When Jesus tells us to be perfect as our heavenly father is perfect, it doesn’t mean getting ‘As’ or achieving or getting the raise or promotion or even being on time to church. It has nothing to do with the achievement or pressure that some places see as de rigeur in being a full and succuessful member of society. The word Jesus uses in Greek for ‘perfect’ is ‘telios’, meaning end, or conclusion, or fulfillment, or wholeness. Jesus doesn’t ask us to be perfect, as in ‘without blemish’. That would be too crazy, too impossible to take seriously, and in my humble opinion, render Jesus a false prophet of success-based and earned grace. He would be no more than a televangelist. No, Jesus asks us for wholeness, of process, of bringing something full circle. Be whole, inclusive, reflecting back the aspects of God’s being into the world, and then back again to God. And those aspects include all of those antitheses that make us so grumpy, that divide God’s people, that help us feel comfortable, confident even, in denying God’s reflection in others.

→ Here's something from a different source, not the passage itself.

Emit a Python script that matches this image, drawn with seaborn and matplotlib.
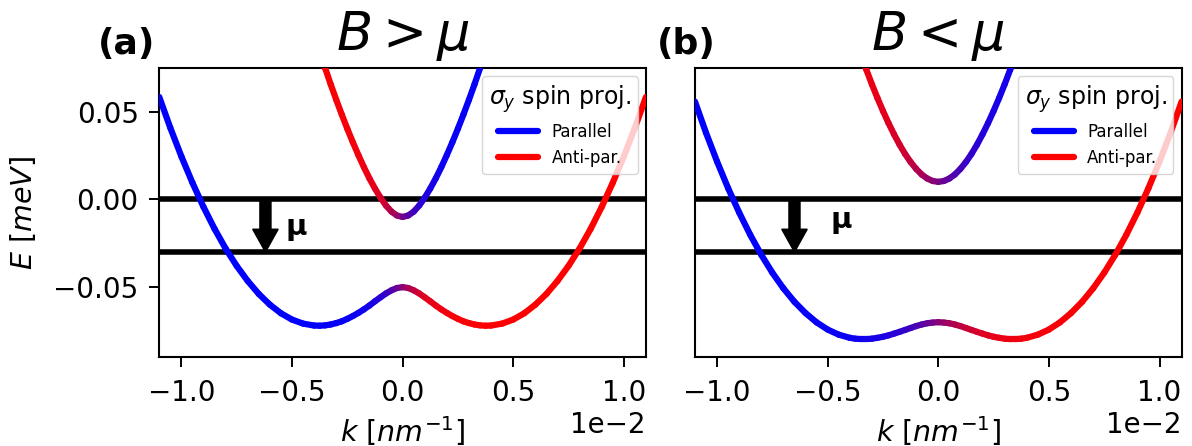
import numpy as np
import matplotlib
matplotlib.use("Agg")
import matplotlib.pyplot as plt
from matplotlib.collections import LineCollection
from matplotlib.lines import Line2D
import seaborn as sns

# Wave vector samples for k >= 0, in units of 1e-2 nm^-1.
# The dispersion is even in k, so each band is mirrored to k < 0.
K_UNIT = 1e-2
K_HALF = [0.0, 0.025, 0.05, 0.075, 0.1, 0.125, 0.15, 0.175, 0.2, 0.225, 0.25,
          0.275, 0.3, 0.325, 0.35, 0.375, 0.4, 0.45, 0.5, 0.55, 0.6, 0.65, 0.7,
          0.75, 0.8, 0.85, 0.9, 0.95, 1.0, 1.05, 1.1]
N_UP = 17  # the upper band is only needed up to k = 0.4 (it leaves the frame)

# Panel (a): B > mu  -- energies in meV
E_LOW_A = [-0.0500, -0.0505, -0.0518, -0.0536, -0.0558, -0.0581, -0.0605, -0.0627,
           -0.0647, -0.0665, -0.0681, -0.0695, -0.0705, -0.0713, -0.0718, -0.0720,
           -0.0719, -0.0708, -0.0685, -0.0649, -0.0600, -0.0539, -0.0465, -0.0379,
           -0.0280, -0.0168, -0.0043, 0.0095, 0.0245, 0.0408, 0.0584]
E_UP_A = [-0.0100, -0.0092, -0.0070, -0.0035, 0.0010, 0.0062, 0.0120, 0.0184,
          0.0253, 0.0326, 0.0403, 0.0484, 0.0568, 0.0656, 0.0748, 0.0843, 0.0942]
# |sigma_y| spin projection along the same k samples
SPIN_A = [0.0, 0.244, 0.450, 0.603, 0.710, 0.783, 0.834, 0.870, 0.896, 0.915,
          0.929, 0.941, 0.949, 0.956, 0.962, 0.967, 0.971, 0.977, 0.981, 0.984,
          0.987, 0.989, 0.990, 0.991, 0.992, 0.993, 0.994, 0.995, 0.995, 0.996, 0.996]

# Panel (b): B < mu
E_LOW_B = [-0.0700, -0.0702, -0.0706, -0.0713, -0.0722, -0.0733, -0.0744, -0.0755,
           -0.0765, -0.0775, -0.0783, -0.0789, -0.0794, -0.0796, -0.0796, -0.0794,
           -0.0789, -0.0771, -0.0742, -0.0701, -0.0648, -0.0584, -0.0507, -0.0418,
           -0.0316, -0.0202, -0.0075, 0.0064, 0.0216, 0.0380, 0.0558]
E_UP_B = [0.0100, 0.0105, 0.0119, 0.0142, 0.0174, 0.0213, 0.0259, 0.0312,
          0.0371, 0.0435, 0.0504, 0.0578, 0.0656, 0.0739, 0.0826, 0.0916, 0.1011]
SPIN_B = [0.0, 0.125, 0.244, 0.353, 0.450, 0.533, 0.603, 0.661, 0.710, 0.750,
          0.783, 0.811, 0.834, 0.853, 0.870, 0.884, 0.896, 0.915, 0.929, 0.941,
          0.949, 0.956, 0.962, 0.967, 0.971, 0.974, 0.977, 0.979, 0.981, 0.983, 0.984]

# Reference energies (meV), arrow and label positions (1e-2 nm^-1, meV)
E_LEVELS = [0.0, -0.03]
ARROW_K = {"a": -0.62, "b": -0.65}
MU_LABEL = {"a": (-0.48, -0.0204), "b": (-0.44, -0.0161)}
TITLES = {"a": r"$B > \mu$", "b": r"$B < \mu$"}
LEGEND_LABELS = ["Parallel", "Anti-par."]

sns.set_theme(style="ticks")
plt.rcParams.update({
    "font.family": ["DejaVu Sans"],
    "mathtext.fontset": "dejavusans",
    "text.color": "black",
    "axes.labelcolor": "black",
    "axes.edgecolor": "black",
    "axes.linewidth": 1.5,
    "xtick.color": "black",
    "ytick.color": "black",
    "xtick.major.size": 7,
    "ytick.major.size": 7,
    "xtick.major.width": 1.4,
    "ytick.major.width": 1.4,
    "xtick.major.pad": 8.7,
    "ytick.major.pad": 7.8,
    "xtick.labelsize": 20,
    "ytick.labelsize": 20,
    "axes.labelsize": 20.5,
})

SPIN_CMAP = sns.blend_palette(["red", "blue"], as_cmap=True)
SPIN_NORM = plt.Normalize(-1, 1)


def mirror(k_half, e_half, spin_half, sign):
    """Extend an even band to negative k; spin flips sign across k = 0."""
    k = np.concatenate([-np.asarray(k_half)[:0:-1], k_half])
    e = np.concatenate([np.asarray(e_half)[:0:-1], e_half])
    s_half = np.asarray(spin_half)
    s = sign * np.concatenate([-s_half[:0:-1], s_half])
    return k, e, s


def draw_band(ax, k, energy, spin):
    x = np.asarray(k) * K_UNIT
    pts = np.column_stack([x, energy])
    segs = np.stack([pts[:-1], pts[1:]], axis=1)
    lc = LineCollection(segs, cmap=SPIN_CMAP, norm=SPIN_NORM,
                        linewidths=4.5, capstyle="round", joinstyle="round",
                        zorder=3)
    lc.set_array(0.5 * (spin[:-1] + spin[1:]))
    ax.add_collection(lc)


fig = plt.figure(figsize=(11.92, 4.46), dpi=100)
ax_a = fig.add_axes([0.1336, 0.1989, 0.4083, 0.649])
ax_b = fig.add_axes([0.583, 0.1989, 0.4083, 0.649])

panels = [
    ("a", ax_a, E_LOW_A, E_UP_A, SPIN_A, -0.126),
    ("b", ax_b, E_LOW_B, E_UP_B, SPIN_B, -0.079),
]

for key, ax, e_low, e_up, spin, lab_x in panels:
    for lvl in E_LEVELS:
        ax.axhline(lvl, color="black", lw=4, zorder=2)

    # lower band: parallel (blue) for k < 0; upper band: parallel for k > 0
    draw_band(ax, *mirror(K_HALF, e_low, spin, -1))
    draw_band(ax, *mirror(K_HALF[:N_UP], e_up, spin[:N_UP], +1))

    ax.arrow(ARROW_K[key] * K_UNIT, E_LEVELS[0], 0, E_LEVELS[1] - E_LEVELS[0],
             width=0.05 * K_UNIT, head_width=0.115 * K_UNIT, head_length=0.013,
             length_includes_head=True, color="black", zorder=4)
    mx, my = MU_LABEL[key]
    ax.text(mx * K_UNIT, my, "μ", fontsize=21, fontweight="bold",
            ha="center", va="baseline", zorder=5)

    ax.set_xlim(-1.1 * K_UNIT, 1.1 * K_UNIT)
    ax.set_ylim(-0.09, 0.075)
    ax.ticklabel_format(axis="x", style="sci", scilimits=(0, 0))
    ax.xaxis.get_offset_text().set_fontsize(20)
    ax.set_xlabel(r"$k\ [nm^{-1}]$", labelpad=5)
    ax.set_title(TITLES[key], fontsize=38, pad=13)
    ax.text(lab_x, 1.047, f"({key})", transform=ax.transAxes, fontsize=26,
            fontweight="bold", ha="left", va="baseline")

    handles = [Line2D([], [], color="blue", lw=4.5),
               Line2D([], [], color="red", lw=4.5)]
    ax.legend(handles, LEGEND_LABELS, title=r"$\sigma_y$ spin proj.",
              loc="upper right", prop={"size": 12}, title_fontsize=17,
              handlelength=2.4, framealpha=0.8)

ax_a.set_yticks([-0.05, 0.0, 0.05])
ax_a.set_ylabel(r"$E\ [meV]$", labelpad=11)
ax_b.set_yticks([])

fig.savefig("out.png", dpi=100)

Leviticus was written for a wandering tribe of Israelites trying to find some common ground to organize and work together as a community. Paul writes to the community in Corinth, made up of people from all over the map, who were not unified by geography, ethnicity or language, and encourages them to find their grounding in Christ, rather than their particular prophet. Matthew writes to the young Christian community in Syria, who were trying to work out just how to *be* community when they weren’t quite sure how to do it - when they fought over decisions, when they compared themselves to each other, when they disagreed on how to worship, what to say, how to act, and what was important in their life together.

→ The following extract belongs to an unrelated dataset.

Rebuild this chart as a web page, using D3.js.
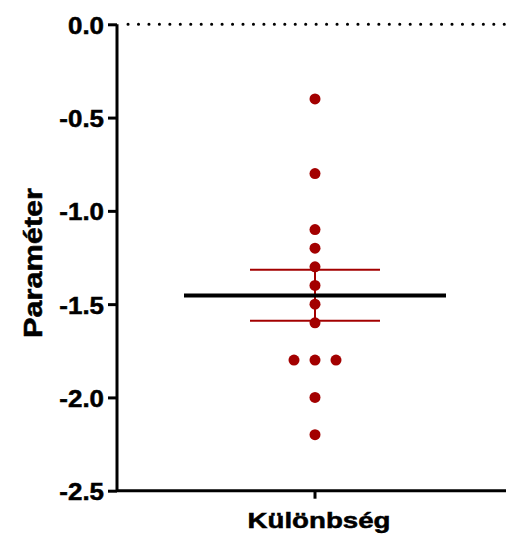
<!DOCTYPE html>
<html>
<head>
<meta charset="utf-8">
<script src="https://cdn.jsdelivr.net/npm/d3@7"></script>
<style>
  body { margin: 0; background: #fff; }
  text { font-family: "Liberation Sans", Arial, sans-serif; font-weight: bold; stroke: #000; stroke-width: 0.5px; }
</style>
</head>
<body>
<script>
// data
const groupName = "Különbség";
const values = [-0.4, -0.8, -1.1, -1.2, -1.3, -1.4, -1.5, -1.6, -1.8, -1.8, -1.8, -2.0, -2.2];
const offsets = [0, 0, 0, 0, 0, 0, 0, 0, -1, 0, 1, 0, 0];   // scatter columns
const meanValue = [-1.454];
const errorBand = [-1.315, -1.589];
const yTicks = [0, -0.5, -1.0, -1.5, -2.0, -2.5];

const width = 513, height = 535;
const svg = d3.select("body").append("svg")
    .attr("width", width)
    .attr("height", height);

const y = d3.scaleLinear().domain([-2.5, 0]).range([490.7, 24.3]);
const x = d3.scaleBand().domain([groupName]).range([117, 513]);
const cx = x(groupName) + x.bandwidth() / 2;

// stretch text a little, the original font runs wider
function widen(sel, k) {
    sel.each(function () {
        const len = this.getComputedTextLength();
        d3.select(this).attr("textLength", len * k).attr("lengthAdjust", "spacingAndGlyphs");
    });
}

// dotted zero line
svg.append("line")
    .attr("x1", 128).attr("x2", 508)
    .attr("y1", y(0)).attr("y2", y(0))
    .attr("stroke", "#000")
    .attr("stroke-width", 3)
    .attr("stroke-linecap", "round")
    .attr("stroke-dasharray", "0.1 10.35");

// y axis
const yAxis = svg.append("g")
    .attr("transform", "translate(117,0)")
    .call(d3.axisLeft(y).tickValues(yTicks).tickFormat(d3.format(".1f")).tickSize(9).tickPadding(4));
yAxis.select(".domain").attr("stroke-width", 3).attr("d", `M0,${y(-2.5)}V${y(0)}`);
yAxis.selectAll(".tick line").attr("stroke-width", 3);
yAxis.selectAll(".tick text")
    .attr("font-size", 24)
    .attr("fill", "#000")
    .attr("dy", "0.38em")
    .text(d => d3.format(".1f")(d).replace("−", "-"))
    .call(widen, 1.08);

// x axis
const xAxis = svg.append("g")
    .attr("transform", `translate(0,${y(-2.5)})`);
xAxis.append("line")
    .attr("x1", 117).attr("x2", 506)
    .attr("stroke", "#000").attr("stroke-width", 3);
xAxis.append("line")
    .attr("x1", cx).attr("x2", cx)
    .attr("y1", 0).attr("y2", 8)
    .attr("stroke", "#000").attr("stroke-width", 3);
xAxis.append("text")
    .attr("x", cx - 71.5 + 4).attr("y", 37.5)
    .attr("font-size", 22.5)
    .attr("textLength", 143)
    .attr("lengthAdjust", "spacingAndGlyphs")
    .text(groupName);

// y label
svg.append("text")
    .attr("transform", `translate(42,${263 + 75}) rotate(-90)`)
    .attr("font-size", 26)
    .attr("textLength", 150)
    .attr("lengthAdjust", "spacingAndGlyphs")
    .text("Paraméter");

const red = "#a30000";

// error bar
svg.append("line")
    .attr("x1", cx).attr("x2", cx)
    .attr("y1", y(errorBand[0])).attr("y2", y(errorBand[1]))
    .attr("stroke", red).attr("stroke-width", 2);
svg.selectAll(".cap").data(errorBand).join("line")
    .attr("class", "cap")
    .attr("x1", cx - 65).attr("x2", cx + 65)
    .attr("y1", d => y(d)).attr("y2", d => y(d))
    .attr("stroke", red).attr("stroke-width", 2);

// points
svg.selectAll(".pt").data(values).join("circle")
    .attr("class", "pt")
    .attr("cx", (d, i) => cx + offsets[i] * 21)
    .attr("cy", d => y(d))
    .attr("r", 5.5)
    .attr("fill", red);

// mean line
svg.selectAll(".mean").data(meanValue).join("line")
    .attr("class", "mean")
    .attr("x1", cx - 131).attr("x2", cx + 131)
    .attr("y1", d => y(d)).attr("y2", d => y(d))
    .attr("stroke", "#000").attr("stroke-width", 4);
</script>
</body>
</html>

The impossible antitheses - the power of the ‘I’ - whether it be me, or you, or the guy down the street - when asked to love more than I feel capable of doing; to forgive more freely than I wish to do; to let go of the fear that encourages me to hoard God’s grace rather than share it - grounds us in the God who calls us holy, who repeatedly claims us as God’s own, and loves us despite our ‘I’s. It is the God to whom we pray in our collect today to send us more love than we can manufacture ourselves. It is the God who errs towards generosity. It is the God who calls us to be holy and different from others, from our ‘I’-based society. It is the God who tells us that our greatest achievement is found in reflecting this generosity. And it is the God who tells us that there will be a time when we are the ones who need forgiveness; when we are the ones asking others to go the extra mile with them; when we are the ones huddled in the cold, desperately needing a coat to cover us; when we are the ones who must ask of our friends and of strangers to help us through the times when we don’t have enough.

And I can love and worship a God like that. And I am grateful we do.